Continuing through August 27, 2011

Elizabeth Leach’s taste has always been impossible to pigeonhole.  Since 1981, as one of the Northwest’s leading programmers of rigorous contemporary art, she has charted a course between the dialectics of conceptualism and beauty, mediating them, sometimes playing them against one another in an ongoing conversation that is never predictable. Her relationship with her artists is complex. As a gallerista she is neither a gushy, unqualified buttress nor a controlling Svengali. Her stewardship of her eponymous and by now iconic art space distills the essence of what she brings to the table:  savvy, guts, exactitude.  It is a spirit well-expressed in “The Shape of the Problem:  30th Anniversary Exhibition”.  

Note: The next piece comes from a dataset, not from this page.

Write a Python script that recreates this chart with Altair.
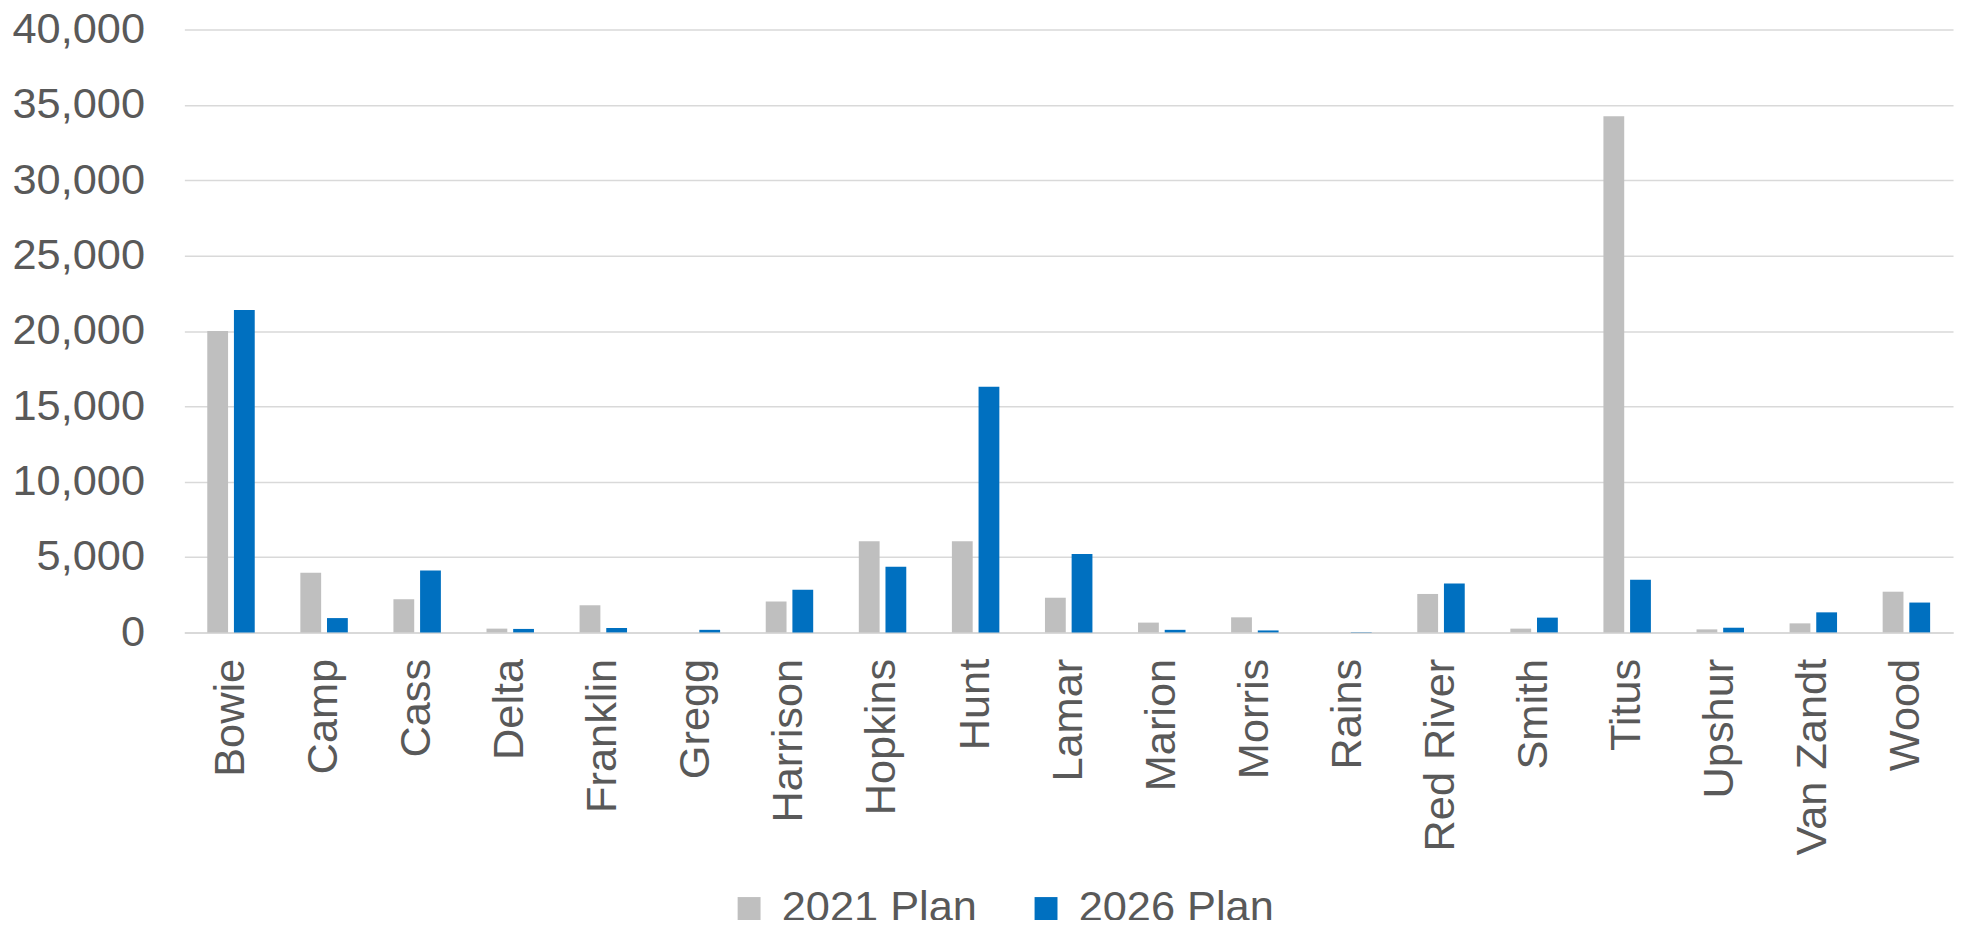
import altair as alt
import pandas as pd

counties = ["Bowie", "Camp", "Cass", "Delta", "Franklin", "Gregg", "Harrison", "Hopkins",
            "Hunt", "Lamar", "Marion", "Morris", "Rains", "Red River", "Smith", "Titus",
            "Upshur", "Van Zandt", "Wood"]
plan_2021 = [20000, 3950, 2200, 250, 1800, 0, 2050, 6050, 6050, 2300, 650, 1000, 0,
             2550, 250, 34250, 200, 600, 2700]
plan_2026 = [21400, 950, 4100, 230, 290, 170, 2830, 4350, 16300, 5200, 170, 130, 20,
             3250, 980, 3500, 310, 1330, 1980]
series = ["2021 Plan", "2026 Plan"]
colors = ["#BFBFBF", "#0070C0"]
y_ticks = [0, 5000, 10000, 15000, 20000, 25000, 30000, 35000, 40000]

rows = []
for c, a, b in zip(counties, plan_2021, plan_2026):
    rows.append({"County": c, "Plan": series[0], "Value": a})
    rows.append({"County": c, "Plan": series[1], "Value": b})
df = pd.DataFrame(rows)

FONT = "Liberation Sans"
TXT = "#595959"
FS = 43.5

chart = alt.Chart(df).mark_bar().encode(
    x=alt.X("County:N", sort=counties, title=None,
            scale=alt.Scale(paddingInner=0.49, paddingOuter=0.246),
            axis=alt.Axis(labelAngle=270, labelFontSize=FS, labelColor=TXT, labelFont=FONT,
                          ticks=False, domainColor="#D9D9D9", domainWidth=2, labelLimit=0,
                          labelPadding=26, labelAlign="right", labelBaseline="middle")),
    xOffset=alt.XOffset("Plan:N", sort=series, scale=alt.Scale(paddingInner=0.22)),
    y=alt.Y("Value:Q", title=None,
            scale=alt.Scale(domain=[0, 40000], nice=False),
            axis=alt.Axis(values=y_ticks, format=",.0f", labelFontSize=FS, labelColor=TXT,
                          labelFont=FONT, ticks=False, domain=False, gridColor="#D9D9D9",
                          gridWidth=1.5, labelPadding=40)),
    color=alt.Color("Plan:N", sort=series,
                    scale=alt.Scale(domain=series, range=colors),
                    legend=alt.Legend(title=None, orient="none", direction="horizontal",
                                      legendX=545, legendY=860, padding=0,
                                      symbolType="square", symbolSize=529, symbolStrokeWidth=0,
                                      labelFontSize=FS, labelColor=TXT, labelFont=FONT,
                                      labelLimit=0, labelOffset=11,
                                      columnPadding=47, symbolOffset=0)),
).properties(
    width=1775, height=605,
    autosize=alt.AutoSizeParams(type="none"),
    padding={"left": 177, "top": 20, "right": 8, "bottom": 287},
).configure_view(stroke=None)

chart.save("out.html", embed_options={"renderer": "svg", "actions": False})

The show title is a takeoff of a 1999 suite of Louise Bourgeois lithographs (“What is the Shape of this Problem?”), which are included in the exhibition. The show encompasses a wide range of formal and thematic concerns facing artists in general and, in particular, the artists whom the gallery represents in its dual mission to highlight internationally known artists in a regional setting and to introduce regional artists to an international public.

The anniversary program actually includes three components. The first is a multi-channel video projection, “The Imaginary Country,” by Dinh Q. Lê that was on display at Reed College (Cooley Gallery, 3203 SE Woodstock Rd., Portland, Oregon, August 5-7). The second is a group show focusing on Northwest and West Coast artists such as Bonnie Bronson, Lee Kelly, Hap Tivey, and Sean Healy, currently on exhibit at the Pacific Northwest College of Art (Feldman Gallery, 1241 NW Johnson St., Portland, Oregon, August 6-22). Finally, the cornerstone exhibition of this celebration of three decades is held at Leach’s gallery, an expansive, high-ceilinged space designed by Randy Higgins and set into the bosom of Portland’s fashionable Pearl District.

The show effectively spotlights the breadth of the gallery’s affiliated artists.  As if to welcome gallery-goers into the foyer, Jaq Chartier’s “42 Reds” pulses with fuzzy-edged, saturated stains, the hallmark of this Seattle-based artist’s quasi-scientific approach. In the main space, Pat Steir’s monoprint, “Infinity II,” is resplendent with long, glitter-spangled vertical lines cascading into a loose oval of gold splatters.  

Sublimely minimalist, Peter Alexander’s “Cobalt Triptych” rises from the wall in three rectangles of cast polyester resin, their wafer-thin sides bowing out in the centers, gently toying with the viewer’s depth perception. Helen Frankenthaler represents Abstract Expressionism with her work on paper, “Sunshine after Rain,” a supremely elegant commingling of line, brushstroke, drip, and modulated chroma.  

Figuration appears courtesy Joseph Park’s quartet of sexy, stylistically eclectic female nudes, their contours morphing from realism to Cubist-style planar fracture.  Bay Area abstractionist’s Gregg Renfrow’s stunning “C.D.F. 11-12” sumptuously evokes the late Morris Louis, while Deborah Horrell’s “Red Wing” is a teardrop-shaped amalgamation of pâte-de-verre glass, each component pinned to the wall with copper nails.  The work is a fruit-colored riot of blood orange, lemon, cantaloupe, and honeydew.  It looks good enough to eat.  

Perhaps the show’s most striking piece is Isaac Layman’s photographic print, “Ice Cube Tray,” an enormous, 55”x118” close-up of a metal ice tray. The tray’s silvery surface and the play of light across partially melted ice makes for a disconcerting contrast with the tray, which, gritty and dirt-speckled, is clearly in need of a wash.  The piece — outsize, immaculate, aridly witty yet sensual, and above all thoughtful — is, like the gallery in which it hangs, an enterprise that simultaneously pleases and piques.